Garrett: Olde Salem Greens, a public nine-holer designed by Wayne Stiles and John Van Kleek. But I discussed that course in a recent golf architecture mailbag podcast with Andy, and I’m planning to write a Club TFE course profile about it soon, so right now I’d like to talk about the O’odham Course at Talking Stick Resort.
This Coore & Crenshaw design in Scottsdale, Arizona, is much better than I had been led to believe it would be. Most of the chatter I had heard about the O’odham Course went something like, “It’s good, but a lot of holes kind of blend together because the land is so flat.” I didn’t find this to be the case at all. Yes, the site is basically a featureless swath of the Sonoran desert. But Coore & Crenshaw did such a savvy job of 1) using the few strengths that the property does possess and 2) constructing interesting golf features that feel at home in the landscape that each hole strikes me as immediately and obviously distinct.
The fifth hole, for instance, occupies an ultra-boring piece of land, but the position of the bunkers and the design of the green create so many fun options and possibilities. The instinctive play from the tee is to the right of the center-line fairway bunker—that portion of the fairway is perfectly visible and on a direct line to the green. However, it’s easier, especially for low-trajectory players, to hit and hold the right-to-left-tilting green from the left portion of the fairway, which is mostly blind from the tee.
Now, since I’m talking to you, Joseph, I’ll hasten to add that analytics tend to favor finding the shortest approach possible, no matter the angle. But playing right of the bunker on the fifth hole at the O’odham Course is tougher than it looks, partly because the fairway begins to narrow at about 240 yards from the back tee markers. Of course, the longest hitters will just smash it directly over the bunker, confident in their ability to make the 260-yard carry.
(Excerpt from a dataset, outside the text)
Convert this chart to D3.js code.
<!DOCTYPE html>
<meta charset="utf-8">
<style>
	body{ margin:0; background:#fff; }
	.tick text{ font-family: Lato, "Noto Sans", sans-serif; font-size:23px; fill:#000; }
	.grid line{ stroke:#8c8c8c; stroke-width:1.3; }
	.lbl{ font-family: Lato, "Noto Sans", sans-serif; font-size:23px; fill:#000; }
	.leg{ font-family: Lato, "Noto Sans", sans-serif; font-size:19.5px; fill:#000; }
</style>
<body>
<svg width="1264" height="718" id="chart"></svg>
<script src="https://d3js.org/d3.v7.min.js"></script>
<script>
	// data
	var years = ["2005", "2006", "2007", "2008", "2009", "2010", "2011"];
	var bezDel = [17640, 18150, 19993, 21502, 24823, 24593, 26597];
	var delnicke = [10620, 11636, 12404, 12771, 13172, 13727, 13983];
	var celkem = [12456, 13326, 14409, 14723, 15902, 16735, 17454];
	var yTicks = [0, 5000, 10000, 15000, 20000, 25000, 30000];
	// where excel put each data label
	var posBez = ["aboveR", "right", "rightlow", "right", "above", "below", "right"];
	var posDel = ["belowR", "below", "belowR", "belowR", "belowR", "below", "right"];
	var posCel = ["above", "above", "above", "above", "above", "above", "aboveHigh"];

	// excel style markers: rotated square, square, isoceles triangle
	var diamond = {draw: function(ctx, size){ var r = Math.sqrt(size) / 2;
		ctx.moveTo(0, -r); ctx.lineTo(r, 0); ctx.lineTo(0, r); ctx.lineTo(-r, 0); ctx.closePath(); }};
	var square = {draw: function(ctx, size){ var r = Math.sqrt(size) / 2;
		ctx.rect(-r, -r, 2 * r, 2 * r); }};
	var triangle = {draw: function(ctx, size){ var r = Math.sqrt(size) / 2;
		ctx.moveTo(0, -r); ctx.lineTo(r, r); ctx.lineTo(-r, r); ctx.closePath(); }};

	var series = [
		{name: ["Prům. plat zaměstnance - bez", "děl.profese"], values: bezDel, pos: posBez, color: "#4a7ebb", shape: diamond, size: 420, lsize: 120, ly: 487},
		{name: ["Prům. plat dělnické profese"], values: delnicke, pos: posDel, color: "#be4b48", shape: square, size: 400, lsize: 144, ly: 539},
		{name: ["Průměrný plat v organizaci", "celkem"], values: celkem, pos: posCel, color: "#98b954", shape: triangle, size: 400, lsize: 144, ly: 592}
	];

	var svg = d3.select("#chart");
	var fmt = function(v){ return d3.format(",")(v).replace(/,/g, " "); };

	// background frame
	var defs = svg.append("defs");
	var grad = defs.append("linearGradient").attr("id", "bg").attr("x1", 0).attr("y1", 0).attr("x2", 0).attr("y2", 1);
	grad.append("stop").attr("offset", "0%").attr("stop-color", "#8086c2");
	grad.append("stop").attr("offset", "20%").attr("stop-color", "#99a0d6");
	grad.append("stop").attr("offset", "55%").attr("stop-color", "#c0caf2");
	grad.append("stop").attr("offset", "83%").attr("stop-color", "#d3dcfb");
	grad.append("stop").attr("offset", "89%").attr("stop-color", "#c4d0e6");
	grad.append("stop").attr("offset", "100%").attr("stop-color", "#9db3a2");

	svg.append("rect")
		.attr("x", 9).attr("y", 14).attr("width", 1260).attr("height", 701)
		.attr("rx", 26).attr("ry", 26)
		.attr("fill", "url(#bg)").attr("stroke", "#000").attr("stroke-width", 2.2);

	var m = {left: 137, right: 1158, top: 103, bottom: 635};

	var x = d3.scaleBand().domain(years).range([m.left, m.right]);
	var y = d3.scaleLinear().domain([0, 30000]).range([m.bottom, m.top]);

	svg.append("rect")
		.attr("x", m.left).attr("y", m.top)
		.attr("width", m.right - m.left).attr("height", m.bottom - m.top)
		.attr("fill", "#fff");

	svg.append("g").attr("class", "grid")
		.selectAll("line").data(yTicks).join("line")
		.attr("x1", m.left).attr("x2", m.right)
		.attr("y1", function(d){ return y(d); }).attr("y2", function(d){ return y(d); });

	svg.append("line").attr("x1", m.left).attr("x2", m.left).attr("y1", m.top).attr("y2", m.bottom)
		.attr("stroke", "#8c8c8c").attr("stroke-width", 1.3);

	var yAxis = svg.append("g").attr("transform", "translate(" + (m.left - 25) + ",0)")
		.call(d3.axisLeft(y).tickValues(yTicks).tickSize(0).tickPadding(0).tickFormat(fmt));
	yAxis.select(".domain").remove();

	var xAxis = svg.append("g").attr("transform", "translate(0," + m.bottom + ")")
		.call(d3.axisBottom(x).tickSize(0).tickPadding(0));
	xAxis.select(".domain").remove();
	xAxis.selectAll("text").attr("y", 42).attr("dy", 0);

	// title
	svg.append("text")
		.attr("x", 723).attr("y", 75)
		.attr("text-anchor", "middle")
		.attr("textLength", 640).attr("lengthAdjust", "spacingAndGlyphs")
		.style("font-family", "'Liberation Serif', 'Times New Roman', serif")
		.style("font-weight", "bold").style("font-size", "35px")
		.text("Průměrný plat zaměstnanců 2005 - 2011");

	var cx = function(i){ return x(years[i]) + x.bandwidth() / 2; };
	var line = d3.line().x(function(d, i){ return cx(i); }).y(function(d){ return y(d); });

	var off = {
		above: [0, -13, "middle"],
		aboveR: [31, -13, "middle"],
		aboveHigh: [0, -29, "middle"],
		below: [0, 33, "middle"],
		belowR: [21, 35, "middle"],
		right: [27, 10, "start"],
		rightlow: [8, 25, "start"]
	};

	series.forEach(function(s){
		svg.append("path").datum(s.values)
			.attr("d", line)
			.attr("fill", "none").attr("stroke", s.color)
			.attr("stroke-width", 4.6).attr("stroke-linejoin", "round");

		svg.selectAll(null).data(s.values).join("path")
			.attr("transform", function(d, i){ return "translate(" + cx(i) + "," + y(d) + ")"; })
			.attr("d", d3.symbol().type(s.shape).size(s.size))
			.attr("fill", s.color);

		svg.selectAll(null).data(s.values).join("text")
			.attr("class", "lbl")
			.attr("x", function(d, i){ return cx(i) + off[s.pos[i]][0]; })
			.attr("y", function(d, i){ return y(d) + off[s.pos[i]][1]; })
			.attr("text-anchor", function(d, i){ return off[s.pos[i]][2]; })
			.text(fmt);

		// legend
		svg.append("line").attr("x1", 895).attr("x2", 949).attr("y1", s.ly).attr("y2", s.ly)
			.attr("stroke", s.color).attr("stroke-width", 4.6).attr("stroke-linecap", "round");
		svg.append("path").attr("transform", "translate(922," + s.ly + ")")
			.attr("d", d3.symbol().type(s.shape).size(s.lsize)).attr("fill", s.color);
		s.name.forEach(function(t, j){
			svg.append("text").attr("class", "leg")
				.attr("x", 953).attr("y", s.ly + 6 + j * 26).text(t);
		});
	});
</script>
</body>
And hey, good for them.
A last question for you, Joseph: is there any big lesson you learned or perspective you gained about golf course design in 2024?
Joseph: In 2024 I’ve developed a deeper appreciation for scale and how the effective playing dimensions of a golf course change as the scale of the game changes. For instance, as players hit the ball farther and farther, simply moving tee boxes back does not resolve the changes in scale and how they align with a hole’s intended playing dimensions. You can move back tee boxes to accommodate longer driving distances, but now the effective width of the fairway is narrower and mismatched from how the hole was designed to play.
The more interesting use case involves discussions around green speeds. When I hear people denounce fast green speeds, I disagree with that premise at face value. Given the control and spin the modern golfer—especially the professional—can exert over the golf ball, I do believe fast green speeds are essential to testing golfers. At a minimum, short-sidedness must incur a penalty, and it’s difficult to achieve that without fast greens.
The real problem arises when greens originally built to stimp at 9 are cranked up to 13+. Now, you’ve created a mismatch between the hole’s effective dimensions and how it was intended to play. If you’re sacrificing hole locations and the playability of a hole for the sake of having fast green speeds, you’ve completely lost the plot. However, fast greens in and of themselves are not inherently problematic and are often necessary within the context of pro golf.
So that’s a big lesson for me from this year: the focus should be on scale, dimensions, and playability, not complaints about 25-yard wide fairways or blanket statements about fast greens.
Garrett: I won’t lie to you, I might still make a blanket statement or two about narrow fairways and fast greens, but I take your point about how the mismatch between design and turf presentation is the problem, not necessarily narrowness and fastness in and of themselves.
Joseph: Your turn! Biggest lesson from the 2024 golf season?
Garrett: Over the course of this golf season, I’ve found myself developing a greater appreciation for simplicity in golf architecture. And I hope “simplicity” doesn’t imply dullness or uninventiveness. I don’t yearn for flat, circular greens or object to the baroque shaping styles that golf architects like King-Collins and Kyle Franz have explored recently. I’m talking about something closer to selectiveness.
During my trip to Maine in September, I saw a lot of golf courses that are, by today’s standards, extremely simple. Kebo Valley, Northeast Harbor, Grindstone Neck, North Haven, and other courses in the region all have relatively few built features. For the most part, the golf holes just sit on the natural terrain. But whenever you encounter a constructed element, you can see its function and significance right away. The architects made each bit of artificiality count. The result is that these courses feel selectively bold: they have fewer constituent parts than most modern courses—fewer bunkers, fewer manufactured contours—but each architectural idea stands out. Nothing gets lost in the mix.
No. 13 at Kebo Valley. (Photo: Fried Egg Golf)
This is a type of “minimalism” I’d like to see some of today’s golf architects explore—not necessarily a minimalism of earthmoving, but a minimalism of features. How few bunkers can this hole have and still be strategically sound? How simple can the contouring of this green be and still provide a compelling challenge?
A lot of modern golf course designs strike me as quite busy. There’s nothing wrong with that, and I enjoy intricate courses when they’re well executed. But I think we’ve reached a point in the trend cycle where golf architects might be able to differentiate themselves by subtracting instead of adding. Who wants to be 21st-century golf architecture’s answer to Ernest Hemingway or Maya Lin?
Look, I’ve got a long, rainy fall and winter ahead of me here in Oregon. I need something to think about.